Energy, exergy, and thermoeconomic analysis of a natural gas combined power plant

This paper explores an innovative power plant design integrating three organic Rankine cycle (ORC) subsystems with a Brayton cycle (BC) to enhance energy conversion efficiency by utilising various waste heat sources. The study applies advanced energy, exergy, and thermoeconomic analyses to comprehensively assess the performance of a natural gas combined cycle (NGCC) power plant, using the energy equation solver (EES) software. The model has been validated against previous research with different parameters, such as compressor efficiency, ambient temperature, and pressure ratio, confirming its accuracy and reliability. The numerical results demonstrate that increasing compressor efficiency from 70 to 88% boosts the NGCC system’s net power output by nearly 60% compared to the Brayton cycle alone.
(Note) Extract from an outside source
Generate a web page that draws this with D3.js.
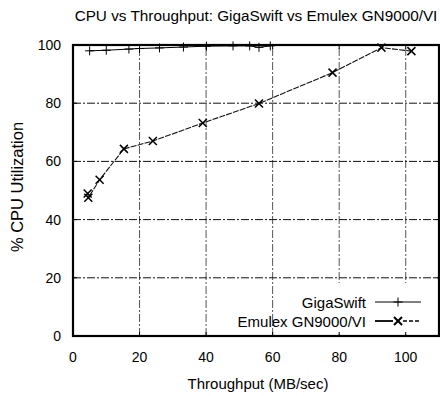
<html>
<head>
<script src="https://d3js.org/d3.v7.min.js"></script>
<style>
  body { margin: 0; background: #fff; }
  text { font-family: "Liberation Sans", Arial, sans-serif; fill: #000; }
</style>
</head>
<body>
<svg id="chart" width="440" height="396"></svg>
<script>
// data
const gigaX = [5.0, 10.0, 16.8, 20.0, 26.0, 33.2, 40.1, 48.1, 53.1, 55.9, 59.3];
const gigaY = [98.0, 98.2, 98.6, 98.8, 99.0, 99.3, 99.6, 99.7, 99.7, 99.2, 99.7];
const emuX = [4.4, 4.6, 8.0, 15.3, 24.0, 39.0, 55.9, 78.0, 92.7, 101.7];
const emuY = [49.0, 47.5, 53.7, 64.3, 67.0, 73.2, 79.9, 90.5, 99.1, 97.9];
const xTicks = [0, 20, 40, 60, 80, 100];
const yTicks = [0, 20, 40, 60, 80, 100];
const seriesNames = ["GigaSwift", "Emulex GN9000/VI"];

const svg = d3.select("#chart");
const margin = {top: 45, right: 1, bottom: 60, left: 73};
const W = +svg.attr("width"), H = +svg.attr("height");

const x = d3.scaleLinear().domain([0, 110]).range([margin.left, W - margin.right]);
const y = d3.scaleLinear().domain([0, 100]).range([H - margin.bottom, margin.top]);

const giga = gigaX.map((d, i) => ({x: d, y: gigaY[i]}));
const emu = emuX.map((d, i) => ({x: d, y: emuY[i]}));

// grid
const grid = svg.append("g");
grid.selectAll("line.v").data(xTicks.filter(d => d > 0))
  .join("line").attr("class", "v")
  .attr("x1", d => x(d)).attr("x2", d => x(d))
  .attr("y1", y(0)).attr("y2", y(100))
  .attr("stroke", "#555").attr("stroke-width", 1)
  .attr("stroke-dasharray", "8,2,2,2");
grid.selectAll("line.h").data(yTicks.filter(d => d > 0 && d < 100))
  .join("line").attr("class", "h")
  .attr("x1", x(0)).attr("x2", x(110))
  .attr("y1", d => y(d)).attr("y2", d => y(d))
  .attr("stroke", "#111").attr("stroke-width", 1)
  .attr("stroke-dasharray", "8,2,2,2");

// legend background blanks the grid
const lg = svg.append("g");
lg.append("rect").attr("x", 300).attr("y", 283).attr("width", 137).attr("height", 51).attr("fill", "#fff");

// ticks on the frame (inward)
const tk = svg.append("g").attr("stroke", "#000").attr("stroke-width", 1);
xTicks.forEach(d => {
  tk.append("line").attr("x1", x(d)).attr("x2", x(d)).attr("y1", y(0)).attr("y2", y(0) - 4);
  tk.append("line").attr("x1", x(d)).attr("x2", x(d)).attr("y1", y(100)).attr("y2", y(100) + 4);
});
yTicks.forEach(d => {
  tk.append("line").attr("x1", x(0)).attr("x2", x(0) + 4).attr("y1", y(d)).attr("y2", y(d));
  tk.append("line").attr("x1", x(110)).attr("x2", x(110) - 4).attr("y1", y(d)).attr("y2", y(d));
});

// series lines
const line = d3.line().x(d => x(d.x)).y(d => y(d.y));
svg.append("path").datum(giga).attr("d", line)
  .attr("fill", "none").attr("stroke", "#000").attr("stroke-width", 1);
svg.append("path").datum(emu).attr("d", line)
  .attr("fill", "none").attr("stroke", "#111").attr("stroke-width", 1.1)
  .attr("stroke-dasharray", "6,1.2");

// markers
const plus = (g, cx, cy, r) => {
  g.append("line").attr("x1", cx - r).attr("x2", cx + r).attr("y1", cy).attr("y2", cy);
  g.append("line").attr("x1", cx).attr("x2", cx).attr("y1", cy - r).attr("y2", cy + r);
};
const cross = (g, cx, cy, r) => {
  g.append("line").attr("x1", cx - r).attr("x2", cx + r).attr("y1", cy - r).attr("y2", cy + r);
  g.append("line").attr("x1", cx - r).attr("x2", cx + r).attr("y1", cy + r).attr("y2", cy - r);
};
const mk = svg.append("g").attr("stroke", "#000").attr("stroke-width", 1);
giga.forEach(d => plus(mk, x(d.x), y(d.y), 4.5));
const mk2 = svg.append("g").attr("stroke", "#000").attr("stroke-width", 1.5);
emu.forEach(d => cross(mk2, x(d.x), y(d.y), 4));

// frame
svg.append("rect")
  .attr("x", x(0)).attr("y", y(100))
  .attr("width", x(110) - x(0)).attr("height", y(0) - y(100))
  .attr("fill", "none").attr("stroke", "#000").attr("stroke-width", 2.2);

// tick labels
svg.append("g").selectAll("text").data(xTicks).join("text")
  .attr("x", d => x(d)).attr("y", y(0) + 26)
  .attr("text-anchor", "middle").attr("font-size", 14).text(d => d);
svg.append("g").selectAll("text").data(yTicks).join("text")
  .attr("x", x(0) - 12).attr("y", d => y(d) + 5)
  .attr("text-anchor", "end").attr("font-size", 14).text(d => d);

// titles
svg.append("text").attr("x", 256).attr("y", 21).attr("text-anchor", "middle")
  .attr("font-size", 15.3).text("CPU vs Throughput: GigaSwift vs Emulex GN9000/VI");
svg.append("text").attr("x", 258).attr("y", 389).attr("text-anchor", "middle")
  .attr("font-size", 15).text("Throughput (MB/sec)");
svg.append("text").attr("transform", "translate(23,187) rotate(-90)")
  .attr("text-anchor", "middle").attr("font-size", 16.5).text("% CPU Utilization");

// legend
const legY = [302, 321];
seriesNames.forEach((n, i) => {
  lg.append("text").attr("x", 366).attr("y", legY[i] + 5.5).attr("text-anchor", "end")
    .attr("font-size", 15).text(n);
});
lg.append("line").attr("x1", 375).attr("x2", 421).attr("y1", legY[0]).attr("y2", legY[0])
  .attr("stroke", "#000").attr("stroke-width", 1);
const lk = lg.append("g").attr("stroke", "#000").attr("stroke-width", 1);
plus(lk, 398, legY[0], 4.5);
lg.append("line").attr("x1", 375).attr("x2", 393).attr("y1", legY[1]).attr("y2", legY[1])
  .attr("stroke", "#000").attr("stroke-width", 1.8);
lg.append("line").attr("x1", 403).attr("x2", 421).attr("y1", legY[1]).attr("y2", legY[1])
  .attr("stroke", "#000").attr("stroke-width", 1.4).attr("stroke-dasharray", "4,2");
const lk2 = lg.append("g").attr("stroke", "#000").attr("stroke-width", 2);
cross(lk2, 398, legY[1], 4);
</script>
</body>
</html>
Additionally, both energy and exergy efficiencies of the NGCC improve by 6.6% from the initial state, while the annual cost rate shows a parabolic increase over this range. Furthermore, higher turbine efficiency leads to a 14% increase in overall energy efficiency and a 13% increase in exergy efficiency. An increase in pressure ratio from 6 to 15 raises energy and exergy efficiency by 4% and 3%, respectively. However, the influence of the pressure ratio is less significant compared to the other parameters. Moreover, cycle performance is inversely related to ambient and exhaust gas temperatures.